Work required:
Can you write out all the lines word for word, with no pictures?

Provided material:
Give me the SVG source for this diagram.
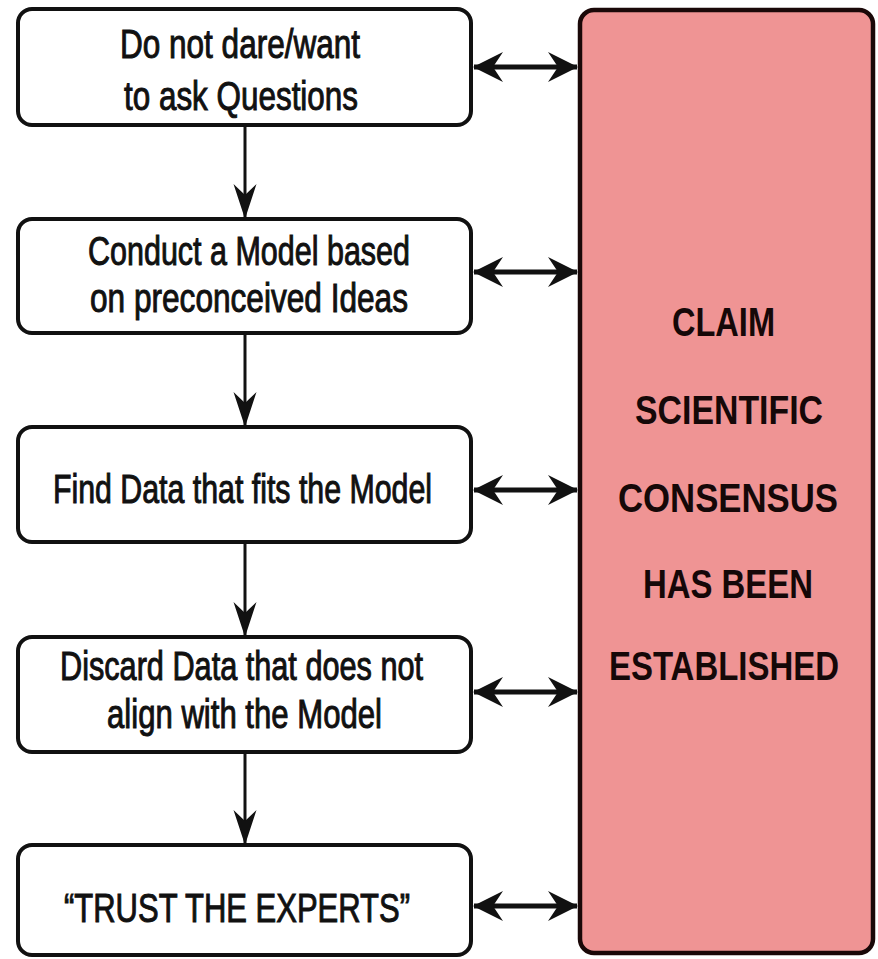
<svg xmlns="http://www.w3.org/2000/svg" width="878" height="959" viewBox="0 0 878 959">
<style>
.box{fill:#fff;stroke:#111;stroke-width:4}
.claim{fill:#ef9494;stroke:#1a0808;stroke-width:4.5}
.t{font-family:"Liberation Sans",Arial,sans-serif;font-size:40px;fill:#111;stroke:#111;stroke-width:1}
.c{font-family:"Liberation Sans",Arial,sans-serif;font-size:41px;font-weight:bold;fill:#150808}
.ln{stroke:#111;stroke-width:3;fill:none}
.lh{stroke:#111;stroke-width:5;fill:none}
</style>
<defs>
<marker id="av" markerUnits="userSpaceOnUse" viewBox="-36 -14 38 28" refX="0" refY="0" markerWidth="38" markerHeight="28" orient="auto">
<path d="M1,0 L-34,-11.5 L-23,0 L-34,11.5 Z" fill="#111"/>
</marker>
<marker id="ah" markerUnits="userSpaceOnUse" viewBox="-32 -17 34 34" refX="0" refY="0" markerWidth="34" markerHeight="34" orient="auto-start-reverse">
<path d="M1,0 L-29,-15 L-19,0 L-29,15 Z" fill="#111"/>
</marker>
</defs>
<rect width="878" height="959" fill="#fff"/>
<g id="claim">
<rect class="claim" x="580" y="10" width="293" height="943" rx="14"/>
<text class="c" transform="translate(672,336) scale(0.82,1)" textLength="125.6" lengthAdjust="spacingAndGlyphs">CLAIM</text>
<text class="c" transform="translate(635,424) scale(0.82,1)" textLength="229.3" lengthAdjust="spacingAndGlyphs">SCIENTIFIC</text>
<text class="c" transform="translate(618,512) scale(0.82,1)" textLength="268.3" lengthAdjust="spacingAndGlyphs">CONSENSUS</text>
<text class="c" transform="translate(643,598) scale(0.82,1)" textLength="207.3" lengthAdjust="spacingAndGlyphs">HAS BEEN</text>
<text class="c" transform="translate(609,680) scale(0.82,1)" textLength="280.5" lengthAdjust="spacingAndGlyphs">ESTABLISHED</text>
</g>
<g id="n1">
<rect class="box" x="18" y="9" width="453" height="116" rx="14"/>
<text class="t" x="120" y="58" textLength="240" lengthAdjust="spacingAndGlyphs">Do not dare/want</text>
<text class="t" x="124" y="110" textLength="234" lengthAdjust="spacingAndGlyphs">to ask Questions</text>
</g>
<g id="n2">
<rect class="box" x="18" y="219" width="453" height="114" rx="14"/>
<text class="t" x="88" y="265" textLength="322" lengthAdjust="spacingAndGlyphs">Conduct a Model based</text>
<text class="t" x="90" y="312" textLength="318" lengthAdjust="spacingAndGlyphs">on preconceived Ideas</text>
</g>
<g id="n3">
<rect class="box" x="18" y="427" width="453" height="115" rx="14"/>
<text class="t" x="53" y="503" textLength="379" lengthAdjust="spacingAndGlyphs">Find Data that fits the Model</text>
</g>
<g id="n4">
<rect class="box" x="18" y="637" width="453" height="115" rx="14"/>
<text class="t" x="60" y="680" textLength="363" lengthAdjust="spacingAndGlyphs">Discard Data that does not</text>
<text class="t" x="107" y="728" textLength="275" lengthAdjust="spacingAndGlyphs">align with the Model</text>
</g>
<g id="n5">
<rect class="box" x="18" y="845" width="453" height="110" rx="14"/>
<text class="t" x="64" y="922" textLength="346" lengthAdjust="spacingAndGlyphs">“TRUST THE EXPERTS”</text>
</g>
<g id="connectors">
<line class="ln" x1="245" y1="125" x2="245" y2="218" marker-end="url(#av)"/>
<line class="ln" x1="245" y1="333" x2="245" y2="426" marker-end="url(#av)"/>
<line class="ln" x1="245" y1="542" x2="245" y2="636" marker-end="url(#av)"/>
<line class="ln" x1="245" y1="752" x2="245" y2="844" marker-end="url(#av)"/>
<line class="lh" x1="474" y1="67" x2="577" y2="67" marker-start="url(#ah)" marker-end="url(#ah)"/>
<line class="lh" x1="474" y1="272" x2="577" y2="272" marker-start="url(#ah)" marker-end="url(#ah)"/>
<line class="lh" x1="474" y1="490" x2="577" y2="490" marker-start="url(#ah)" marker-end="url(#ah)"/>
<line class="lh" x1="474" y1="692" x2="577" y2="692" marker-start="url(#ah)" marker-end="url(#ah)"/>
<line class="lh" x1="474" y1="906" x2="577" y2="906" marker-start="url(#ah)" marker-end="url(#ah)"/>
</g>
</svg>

Worked answer:
Give me the SVG source for this diagram.
<svg xmlns="http://www.w3.org/2000/svg" width="878" height="959" viewBox="0 0 878 959">
<style>
.box{fill:#fff;stroke:#111;stroke-width:4}
.claim{fill:#ef9494;stroke:#1a0808;stroke-width:4.5}
.t{font-family:"Liberation Sans",Arial,sans-serif;font-size:40px;fill:#111;stroke:#111;stroke-width:1}
.c{font-family:"Liberation Sans",Arial,sans-serif;font-size:41px;font-weight:bold;fill:#150808}
.ln{stroke:#111;stroke-width:3;fill:none}
.lh{stroke:#111;stroke-width:5;fill:none}
</style>
<defs>
<marker id="av" markerUnits="userSpaceOnUse" viewBox="-36 -14 38 28" refX="0" refY="0" markerWidth="38" markerHeight="28" orient="auto">
<path d="M1,0 L-34,-11.5 L-23,0 L-34,11.5 Z" fill="#111"/>
</marker>
<marker id="ah" markerUnits="userSpaceOnUse" viewBox="-32 -17 34 34" refX="0" refY="0" markerWidth="34" markerHeight="34" orient="auto-start-reverse">
<path d="M1,0 L-29,-15 L-19,0 L-29,15 Z" fill="#111"/>
</marker>
</defs>
<rect width="878" height="959" fill="#fff"/>
<g id="claim">
<rect class="claim" x="580" y="10" width="293" height="943" rx="14"/>
<text class="c" transform="translate(672,336) scale(0.82,1)" textLength="125.6" lengthAdjust="spacingAndGlyphs">CLAIM</text>
<text class="c" transform="translate(635,424) scale(0.82,1)" textLength="229.3" lengthAdjust="spacingAndGlyphs">SCIENTIFIC</text>
<text class="c" transform="translate(618,512) scale(0.82,1)" textLength="268.3" lengthAdjust="spacingAndGlyphs">CONSENSUS</text>
<text class="c" transform="translate(643,598) scale(0.82,1)" textLength="207.3" lengthAdjust="spacingAndGlyphs">HAS BEEN</text>
<text class="c" transform="translate(609,680) scale(0.82,1)" textLength="280.5" lengthAdjust="spacingAndGlyphs">ESTABLISHED</text>
</g>
<g id="n1">
<rect class="box" x="18" y="9" width="453" height="116" rx="14"/>
<text class="t" x="120" y="58" textLength="240" lengthAdjust="spacingAndGlyphs">Do not dare/want</text>
<text class="t" x="124" y="110" textLength="234" lengthAdjust="spacingAndGlyphs">to ask Questions</text>
</g>
<g id="n2">
<rect class="box" x="18" y="219" width="453" height="114" rx="14"/>
<text class="t" x="88" y="265" textLength="322" lengthAdjust="spacingAndGlyphs">Conduct a Model based</text>
<text class="t" x="90" y="312" textLength="318" lengthAdjust="spacingAndGlyphs">on preconceived Ideas</text>
</g>
<g id="n3">
<rect class="box" x="18" y="427" width="453" height="115" rx="14"/>
<text class="t" x="53" y="503" textLength="379" lengthAdjust="spacingAndGlyphs">Find Data that fits the Model</text>
</g>
<g id="n4">
<rect class="box" x="18" y="637" width="453" height="115" rx="14"/>
<text class="t" x="60" y="680" textLength="363" lengthAdjust="spacingAndGlyphs">Discard Data that does not</text>
<text class="t" x="107" y="728" textLength="275" lengthAdjust="spacingAndGlyphs">align with the Model</text>
</g>
<g id="n5">
<rect class="box" x="18" y="845" width="453" height="110" rx="14"/>
<text class="t" x="64" y="922" textLength="346" lengthAdjust="spacingAndGlyphs">“TRUST THE EXPERTS”</text>
</g>
<g id="connectors">
<line class="ln" x1="245" y1="125" x2="245" y2="218" marker-end="url(#av)"/>
<line class="ln" x1="245" y1="333" x2="245" y2="426" marker-end="url(#av)"/>
<line class="ln" x1="245" y1="542" x2="245" y2="636" marker-end="url(#av)"/>
<line class="ln" x1="245" y1="752" x2="245" y2="844" marker-end="url(#av)"/>
<line class="lh" x1="474" y1="67" x2="577" y2="67" marker-start="url(#ah)" marker-end="url(#ah)"/>
<line class="lh" x1="474" y1="272" x2="577" y2="272" marker-start="url(#ah)" marker-end="url(#ah)"/>
<line class="lh" x1="474" y1="490" x2="577" y2="490" marker-start="url(#ah)" marker-end="url(#ah)"/>
<line class="lh" x1="474" y1="692" x2="577" y2="692" marker-start="url(#ah)" marker-end="url(#ah)"/>
<line class="lh" x1="474" y1="906" x2="577" y2="906" marker-start="url(#ah)" marker-end="url(#ah)"/>
</g>
</svg>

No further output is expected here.